Top Rank, the co-promoter of Floyd Mayweather-Manny Pacquiao fight last weekend, has indicated it may pursue legal action against individuals who streamed the fight on social media sites and the companies that provided the technology to do it.

"We'll have to pursue any people who are allowing people to distribute something that is behind a proprietary wall," Top Rank president Todd DuBoef told the Los Angeles Times. "We'll have to challenge those technology companies that are facilitating it and we're going to have to take a legal position against them."

The Mayweather-Pacquiao fight was priced at nearly $100 on pay-per-view. An unknown number of people worldwide streamed the fight for free on apps such as Periscope and Meerkat. According to Mashable, one Periscope stream had 10,000 viewers on it at its high-water mark.
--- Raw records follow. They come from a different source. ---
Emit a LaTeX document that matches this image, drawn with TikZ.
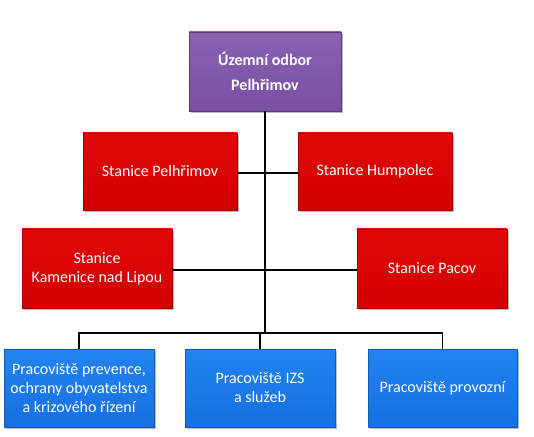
\documentclass[tikz,border=0pt]{standalone}
\usepackage{fontspec}
\setmainfont{Carlito}
\usetikzlibrary{shadows}
\definecolor{purpT}{HTML}{8A62B2}
\definecolor{purpB}{HTML}{7A4FA2}
\definecolor{redT}{HTML}{E00808}
\definecolor{redB}{HTML}{D20000}
\definecolor{blueT}{HTML}{2283F0}
\definecolor{blueB}{HTML}{1570E2}
\tikzset{
  x=1pt,y=1pt,
  box/.style={rectangle, inner sep=0pt, text=white, align=center,
    font=\fontsize{16}{19}\selectfont,
    drop shadow={shadow xshift=1.5pt, shadow yshift=-2pt, fill=black!50, opacity=0.55}},
  topbox/.style={box, top color=purpT, bottom color=purpB, draw=purpB!75!black, line width=0.5pt,
    font=\fontsize{16}{25}\selectfont\bfseries},
  redbox/.style={box, top color=redT, bottom color=redB, draw=redB!80!black, line width=0.5pt},
  bluebox/.style={box, top color=blueT, bottom color=blueB, draw=blueB!80!black, line width=0.5pt},
  conn/.style={draw=black, line width=1.8pt}
}
\begin{document}
\begin{tikzpicture}
\useasboundingbox (0,0) rectangle (534,436);
% top
\node[topbox, minimum width=152pt, minimum height=79pt] (top) at (265,364.5) {Územní odbor\\Pelhřimov};
% red row 1
\node[redbox, minimum width=154pt, minimum height=77pt] (pel) at (160,264.5) {Stanice Pelhřimov};
\node[redbox, minimum width=154pt, minimum height=77pt] (hum) at (375,264.5) {Stanice Humpolec};
% red row 2
\node[redbox, minimum width=150pt, minimum height=79pt] (kam) at (97,167.5) {Stanice\\Kamenice nad Lipou};
\node[redbox, minimum width=150pt, minimum height=79pt] (pac) at (432,167.5) {Stanice Pacov};
% blue
\node[bluebox, minimum width=150pt, minimum height=78pt] (prev) at (79,48) {Pracoviště prevence,\\ochrany obyvatelstva\\a krizového řízení};
\node[bluebox, minimum width=150pt, minimum height=78pt] (izs) at (260,48) {Pracoviště IZS\\a služeb};
\node[bluebox, minimum width=149pt, minimum height=78pt] (prov) at (442.5,48) {Pracoviště provozní};
% connectors
\coordinate (bus) at (265,103);
\coordinate (r1) at (265,263);
\coordinate (r2) at (265,166);
\draw[conn] (top.south) -- (bus);
\draw[conn] (pel.east |- r1) -- (hum.west |- r1);
\draw[conn] (kam.east |- r2) -- (pac.west |- r2);
\draw[conn] (prev.north) |- (bus) -| (prov.north);
\draw[conn] (izs.north) -- (izs.north |- bus);
\end{tikzpicture}
\end{document}
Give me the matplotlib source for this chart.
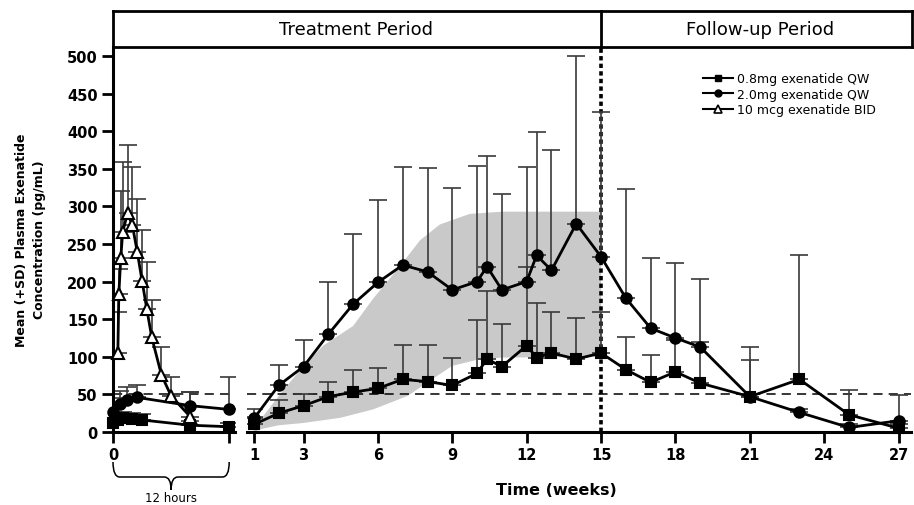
import numpy as np
import matplotlib
matplotlib.use("Agg")
import matplotlib.pyplot as plt
import matplotlib.transforms as mtransforms
from matplotlib.path import Path
from matplotlib.patches import PathPatch
from matplotlib.lines import Line2D

plt.rcParams['font.family'] = ['DejaVu Sans']

# ---------------- data ----------------
# Left panel: first 12 hours (x in hours)
hours_08 = [0, 0.5, 1.0, 2.0, 3.0, 8.0, 12.0]
mean_08_h = [12, 16, 18, 17, 16, 9, 7]
sd_08_h_top = [20, 24, 26, 25, 24, 14, 12]

hours_20 = [0, 0.7, 1.4, 2.5, 8.0, 12.0]
mean_20_h = [26, 37, 42, 46, 35, 30]
sd_20_h_top = [45, 55, 60, 62, 53, 73]

hours_bid = [0.5, 0.6, 0.8, 1.0, 1.5, 2.0, 2.5, 3.0, 3.5, 4.0, 5.0, 6.0, 8.0]
mean_bid = [105, 183, 231, 266, 291, 275, 240, 201, 163, 126, 76, 48, 20]
sd_bid_top = [160, 217, 321, 359, 382, 353, 310, 268, 226, 176, 113, 73, 53]

# Right panel: weeks
weeks = [1, 2, 3, 4, 5, 6, 7, 8, 9, 10, 10.4, 11, 12, 12.4, 13, 14, 15,
         16, 17, 18, 19, 21, 23, 25, 27]
mean_08 = [10, 25, 35, 47, 53, 58, 70, 67, 62, 78, 97, 87, 115, 99, 105, 97, 105,
           83, 66, 80, 65, 47, 70, 23, 5]
sd_08_top = [20, 42, 50, 66, 82, 85, 116, 116, 99, 149, 188, 143, 220, 172, 159, 152, 159,
             127, 102, 122, 120, 96, 235, 56, 10]
mean_20 = [18, 62, 87, 130, 170, 199, 222, 213, 189, 200, 220, 189, 200, 235, 215, 277, 233,
           178, 138, 125, 113, 47, 26, 6, 15]
sd_20_top = [30, 89, 123, 200, 263, 309, 352, 351, 325, 354, 367, 316, 353, 399, 375, 500, 426,
             323, 232, 225, 203, 113, 30, 10, 49]

# Shaded band (treatment period)
band_up_w = [1, 2, 3, 3.8, 5, 5.8, 6.9, 7.7, 8.5, 9.7, 11, 15]
band_up = [5, 48, 88, 115, 141, 177, 221, 255, 276, 290, 293, 293]
band_lo_w = [1, 1.3, 2, 3, 4.5, 5.8, 7.2, 8, 9, 10, 11, 15]
band_lo = [0, 4, 9, 12, 19, 30, 48, 66, 88, 96, 99, 100]

yticks = [0, 50, 100, 150, 200, 250, 300, 350, 400, 450, 500]
xticks_w = [1, 3, 6, 9, 12, 15, 18, 21, 24, 27]
threshold = 50
end_treatment = 15

labels = ["0.8mg exenatide QW", "2.0mg exenatide QW", "10 mcg exenatide BID"]

# ---------------- figure ----------------
W, H = 914, 506
fig = plt.figure(figsize=(W / 100, H / 100), dpi=100)


def px(x0, y0, x1, y1):
    return [x0 / W, 1 - y1 / H, (x1 - x0) / W, (y1 - y0) / H]


axL = fig.add_axes(px(113, 48, 235, 433))
axR = fig.add_axes(px(247, 48, 911, 433))
axH = fig.add_axes(px(113, 11.7, 912, 48))

ecol = '#3a3a3a'
tickfont = dict(fontsize=10.5, fontweight='bold')

for ax in (axL, axR):
    ax.set_ylim(0, 512)
    for s in ('top', 'right'):
        ax.spines[s].set_visible(False)
    ax.spines['bottom'].set_linewidth(2.2)
    ax.axhline(threshold, color='black', lw=1.1, ls=(0, (6, 4)), zorder=1)

axL.set_xlim(0, 12.6)
axR.set_xlim(0.72, 27.5)
axL.spines['left'].set_linewidth(2.2)
axR.spines['left'].set_visible(False)
axR.set_yticks([])

axL.set_yticks(yticks)
axL.set_yticklabels([str(v) for v in yticks], **tickfont)
axL.set_xticks([0, 12])
axL.set_xticklabels(['0', ''], **tickfont)
axL.tick_params(axis='both', direction='out', length=8, width=2, pad=3)

axR.set_xticks(xticks_w)
axR.set_xticklabels([str(v) for v in xticks_w], **tickfont)
axR.tick_params(axis='x', direction='out', length=8, width=2, pad=3)

# band
axR.fill(band_up_w + band_lo_w[::-1], band_up + band_lo[::-1],
         color='#c9c9c9', lw=0, zorder=0.5)

# vertical dotted line at end of treatment
axR.axvline(end_treatment, color='black', lw=2.6, ls=(0, (1.2, 0.9)), zorder=1.5)


def draw(ax, x, y, top, marker, ms, mfc, zo):
    x = np.asarray(x, float)
    y = np.asarray(y, float)
    top = np.asarray(top, float)
    ax.errorbar(x, y, yerr=[np.zeros_like(y), top - y], fmt='none', ecolor=ecol,
                elinewidth=1.2, capsize=6.5, capthick=1.2, zorder=2)
    ax.plot(x, y, color='black', lw=2, marker=marker, ms=ms, mfc=mfc, mec='black',
            mew=1.5, zorder=zo, clip_on=False)


draw(axL, hours_08, mean_08_h, sd_08_h_top, 's', 7.5, 'black', 4)
draw(axL, hours_20, mean_20_h, sd_20_h_top, 'o', 7.5, 'black', 4)
draw(axL, hours_bid, mean_bid, sd_bid_top, '^', 9, 'white', 5)

draw(axR, weeks, mean_08, sd_08_top, 's', 7.5, 'black', 4)
draw(axR, weeks, mean_20, sd_20_top, 'o', 7.5, 'black', 4)

# header box
axH.set_xticks([])
axH.set_yticks([])
axH.set_xlim(0, 1)
axH.set_ylim(0, 1)
for s in axH.spines.values():
    s.set_linewidth(2)
trH = mtransforms.blended_transform_factory(axR.transData, axH.transAxes)
axH.plot([end_treatment, end_treatment], [0, 1], color='black', lw=2, transform=trH,
         clip_on=False)
axH.text((356 - 113) / 799, 0.5, "Treatment Period", ha='center', va='center', fontsize=13)
axH.text((760 - 113) / 799, 0.5, "Follow-up Period", ha='center', va='center', fontsize=13)

# legend
handles = [
    Line2D([], [], color='black', lw=1.5, marker='s', ms=5, mfc='black', mec='black'),
    Line2D([], [], color='black', lw=1.5, marker='o', ms=5, mfc='black', mec='black'),
    Line2D([], [], color='black', lw=1.5, marker='^', ms=6, mfc='white', mec='black', mew=1.2),
]
fig.legend(handles, labels, loc='upper left', bbox_to_anchor=(703 / W, 1 - 73 / H),
           frameon=False, fontsize=9, handlelength=2.4, handletextpad=0.3,
           labelspacing=0.2, borderpad=0, borderaxespad=0)

# brace under the 12-hour panel
trB = mtransforms.blended_transform_factory(axL.transData, fig.transFigure)
yt, ym, yb = 1 - 463 / H, 1 - 478 / H, 1 - 491 / H
verts = [(0, yt), (0, ym), (0.7, ym), (5.3, ym), (6, ym), (6, yb),
         (6, ym), (6.7, ym), (11.3, ym), (12, ym), (12, yt)]
codes = [Path.MOVETO, Path.CURVE3, Path.CURVE3, Path.LINETO, Path.CURVE3, Path.CURVE3,
         Path.CURVE3, Path.CURVE3, Path.LINETO, Path.CURVE3, Path.CURVE3]
fig.add_artist(PathPatch(Path(verts, codes), transform=trB, fill=False, lw=1.1,
                         color='black'))
fig.text(6, 1 - 499 / H, "12 hours", transform=trB, ha='center', va='center', fontsize=8.5)

# axis titles
fig.text(556 / W, 1 - 491 / H, "Time (weeks)", ha='center', va='center',
         fontsize=11.5, fontweight='bold')
fig.text(31 / W, 1 - 240 / H, "Mean (+SD) Plasma Exenatide\nConcentration (pg/mL)",
         rotation=90, ha='center', va='center', fontsize=9, fontweight='bold',
         linespacing=1.5, multialignment='center')

fig.savefig("out.png", dpi=100)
Twitter chief executive Dick Costolo tweeted after the fight that his company was the "winner" on Saturday night (along with Mayweather, who took a 12-round decision). Twitter owns Periscope.

Periscope co-founder and CEO Kayvon Beykpour sent out a tweet after the fight, saying: "Piracy does not excite us." He said that his company respects intellectual property rights and had people looking to "be responsive" during the fight.

Periscope was launched in February 2014 and was sold to Twitter in March 2015. It allows people to live stream video from their smart phones to anyone who wants to watch it. Viewers can comment, ask questions, and "heart" the video (the equivalent of a "like" on Facebook).

Prior to the fight, HBO and Showtime, which managed the pay-per-view, took legal action against two websites that had promised to live stream the fight.